_To do_
Quote every line below exactly and skip any picture.

_Source excerpt_
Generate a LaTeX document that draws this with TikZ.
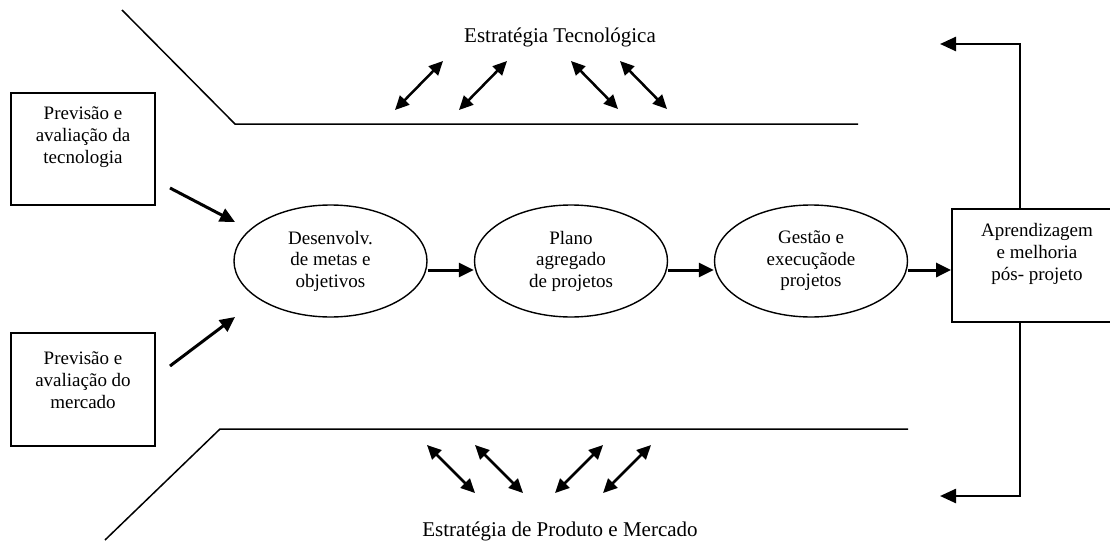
\documentclass[tikz,border=0pt]{standalone}
\usepackage{fontspec}
\setmainfont{Liberation Serif}
\usetikzlibrary{arrows.meta,shapes.geometric,calc}
\begin{document}
\begin{tikzpicture}[x=1pt,y=-1pt,
  boxshape/.style={draw, line width=1.8pt, inner sep=0pt},
  txt/.style={align=center, font=\fontsize{19}{22}\selectfont, inner sep=0pt},
  oval/.style={ellipse, draw, line width=1.4pt, minimum width=193pt, minimum height=112pt, inner sep=0pt, align=center, font=\fontsize{19}{21.5}\selectfont},
  strat/.style={line width=1.5pt},
  flow/.style={line width=3pt, -{Triangle[length=15pt,width=14pt]}},
  feedback/.style={line width=2.5pt, -{Triangle[length=16pt,width=14pt]}},
  dbl/.style={line width=2.5pt, {Triangle[length=14pt,width=13pt]}-{Triangle[length=14pt,width=13pt]}},
  title/.style={font=\fontsize{21}{25}\selectfont, inner sep=0pt}]
\useasboundingbox (0,0) rectangle (1110,543);

% strategy lines
\draw[strat] (122,10) -- (235,124) -- (858,124);
\draw[strat] (908,429) -- (220,429) -- (105,540);

% titles
\node[title] (ttop) at (560,37) {Estratégia Tecnológica};
\node[title] (tbot) at (560,531) {Estratégia de Produto e Mercado};

% left boxes
\node[boxshape, minimum width=144pt, minimum height=112pt] (b1) at (83,149) {};
\node[txt] (b1t) at (83,137) {Previsão e\\avaliação da\\tecnologia};
\node[boxshape, minimum width=144pt, minimum height=113pt] (b2) at (83,389.5) {};
\node[txt] (b2t) at (83,380) {Previsão e\\avaliação do\\mercado};

% right box
\node[boxshape, minimum width=178pt, minimum height=113pt] (b4) at (1041,265.5) {};
\node[txt] (b4t) at (1037,254) {Aprendizagem\\e melhoria\\pós- projeto};

% ellipses
\node[oval] (e1) at (330.5,261) {Desenvolv.\\de metas e\\objetivos};
\node[oval] (e2) at (571,261) {Plano\\agregado\\de projetos};
\node[oval] (e3) at (811,261) {Gestão e\\execuçãode\\projetos};

% main flow
\coordinate (row) at (0,270);
\draw[flow] (e1.east |- row) -- (e2.west |- row);
\draw[flow] (e2.east |- row) -- (e3.west |- row);
\draw[flow] (e3.east |- row) -- (b4.west |- row);

% inputs
\coordinate (i1s) at (170,188);
\coordinate (i1e) at (235,222);
\coordinate (i2s) at (170,366);
\coordinate (i2e) at (235,317);
\draw[flow] (i1s) -- (i1e);
\draw[flow] (i2s) -- (i2e);

% feedback
\coordinate (fbtop) at (940,44);
\coordinate (fbbot) at (940,496);
\draw[feedback] ([xshift=-21pt]b4.north) |- (fbtop);
\draw[feedback] ([xshift=-21pt]b4.south) |- (fbbot);

% double arrows top
\coordinate (t1a) at (395,110); \coordinate (t1b) at (443,61);
\coordinate (t2a) at (459,110); \coordinate (t2b) at (507,61);
\coordinate (t3a) at (571,61);  \coordinate (t3b) at (618,109);
\coordinate (t4a) at (620,61);  \coordinate (t4b) at (667,109);
\draw[dbl] (t1a) -- (t1b);
\draw[dbl] (t2a) -- (t2b);
\draw[dbl] (t3a) -- (t3b);
\draw[dbl] (t4a) -- (t4b);

% double arrows bottom
\coordinate (u1a) at (427,445); \coordinate (u1b) at (475,493);
\coordinate (u2a) at (475,445); \coordinate (u2b) at (523,493);
\coordinate (u3a) at (555,493); \coordinate (u3b) at (603,445);
\coordinate (u4a) at (603,493); \coordinate (u4b) at (651,445);
\draw[dbl] (u1a) -- (u1b);
\draw[dbl] (u2a) -- (u2b);
\draw[dbl] (u3a) -- (u3b);
\draw[dbl] (u4a) -- (u4b);
\end{tikzpicture}
\end{document}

_Exercise solution_
Generate a LaTeX document that draws this with TikZ.
\documentclass[tikz,border=0pt]{standalone}
\usepackage{fontspec}
\setmainfont{Liberation Serif}
\usetikzlibrary{arrows.meta,shapes.geometric,calc}
\begin{document}
\begin{tikzpicture}[x=1pt,y=-1pt,
  boxshape/.style={draw, line width=1.8pt, inner sep=0pt},
  txt/.style={align=center, font=\fontsize{19}{22}\selectfont, inner sep=0pt},
  oval/.style={ellipse, draw, line width=1.4pt, minimum width=193pt, minimum height=112pt, inner sep=0pt, align=center, font=\fontsize{19}{21.5}\selectfont},
  strat/.style={line width=1.5pt},
  flow/.style={line width=3pt, -{Triangle[length=15pt,width=14pt]}},
  feedback/.style={line width=2.5pt, -{Triangle[length=16pt,width=14pt]}},
  dbl/.style={line width=2.5pt, {Triangle[length=14pt,width=13pt]}-{Triangle[length=14pt,width=13pt]}},
  title/.style={font=\fontsize{21}{25}\selectfont, inner sep=0pt}]
\useasboundingbox (0,0) rectangle (1110,543);

% strategy lines
\draw[strat] (122,10) -- (235,124) -- (858,124);
\draw[strat] (908,429) -- (220,429) -- (105,540);

% titles
\node[title] (ttop) at (560,37) {Estratégia Tecnológica};
\node[title] (tbot) at (560,531) {Estratégia de Produto e Mercado};

% left boxes
\node[boxshape, minimum width=144pt, minimum height=112pt] (b1) at (83,149) {};
\node[txt] (b1t) at (83,137) {Previsão e\\avaliação da\\tecnologia};
\node[boxshape, minimum width=144pt, minimum height=113pt] (b2) at (83,389.5) {};
\node[txt] (b2t) at (83,380) {Previsão e\\avaliação do\\mercado};

% right box
\node[boxshape, minimum width=178pt, minimum height=113pt] (b4) at (1041,265.5) {};
\node[txt] (b4t) at (1037,254) {Aprendizagem\\e melhoria\\pós- projeto};

% ellipses
\node[oval] (e1) at (330.5,261) {Desenvolv.\\de metas e\\objetivos};
\node[oval] (e2) at (571,261) {Plano\\agregado\\de projetos};
\node[oval] (e3) at (811,261) {Gestão e\\execuçãode\\projetos};

% main flow
\coordinate (row) at (0,270);
\draw[flow] (e1.east |- row) -- (e2.west |- row);
\draw[flow] (e2.east |- row) -- (e3.west |- row);
\draw[flow] (e3.east |- row) -- (b4.west |- row);

% inputs
\coordinate (i1s) at (170,188);
\coordinate (i1e) at (235,222);
\coordinate (i2s) at (170,366);
\coordinate (i2e) at (235,317);
\draw[flow] (i1s) -- (i1e);
\draw[flow] (i2s) -- (i2e);

% feedback
\coordinate (fbtop) at (940,44);
\coordinate (fbbot) at (940,496);
\draw[feedback] ([xshift=-21pt]b4.north) |- (fbtop);
\draw[feedback] ([xshift=-21pt]b4.south) |- (fbbot);

% double arrows top
\coordinate (t1a) at (395,110); \coordinate (t1b) at (443,61);
\coordinate (t2a) at (459,110); \coordinate (t2b) at (507,61);
\coordinate (t3a) at (571,61);  \coordinate (t3b) at (618,109);
\coordinate (t4a) at (620,61);  \coordinate (t4b) at (667,109);
\draw[dbl] (t1a) -- (t1b);
\draw[dbl] (t2a) -- (t2b);
\draw[dbl] (t3a) -- (t3b);
\draw[dbl] (t4a) -- (t4b);

% double arrows bottom
\coordinate (u1a) at (427,445); \coordinate (u1b) at (475,493);
\coordinate (u2a) at (475,445); \coordinate (u2b) at (523,493);
\coordinate (u3a) at (555,493); \coordinate (u3b) at (603,445);
\coordinate (u4a) at (603,493); \coordinate (u4b) at (651,445);
\draw[dbl] (u1a) -- (u1b);
\draw[dbl] (u2a) -- (u2b);
\draw[dbl] (u3a) -- (u3b);
\draw[dbl] (u4a) -- (u4b);
\end{tikzpicture}
\end{document}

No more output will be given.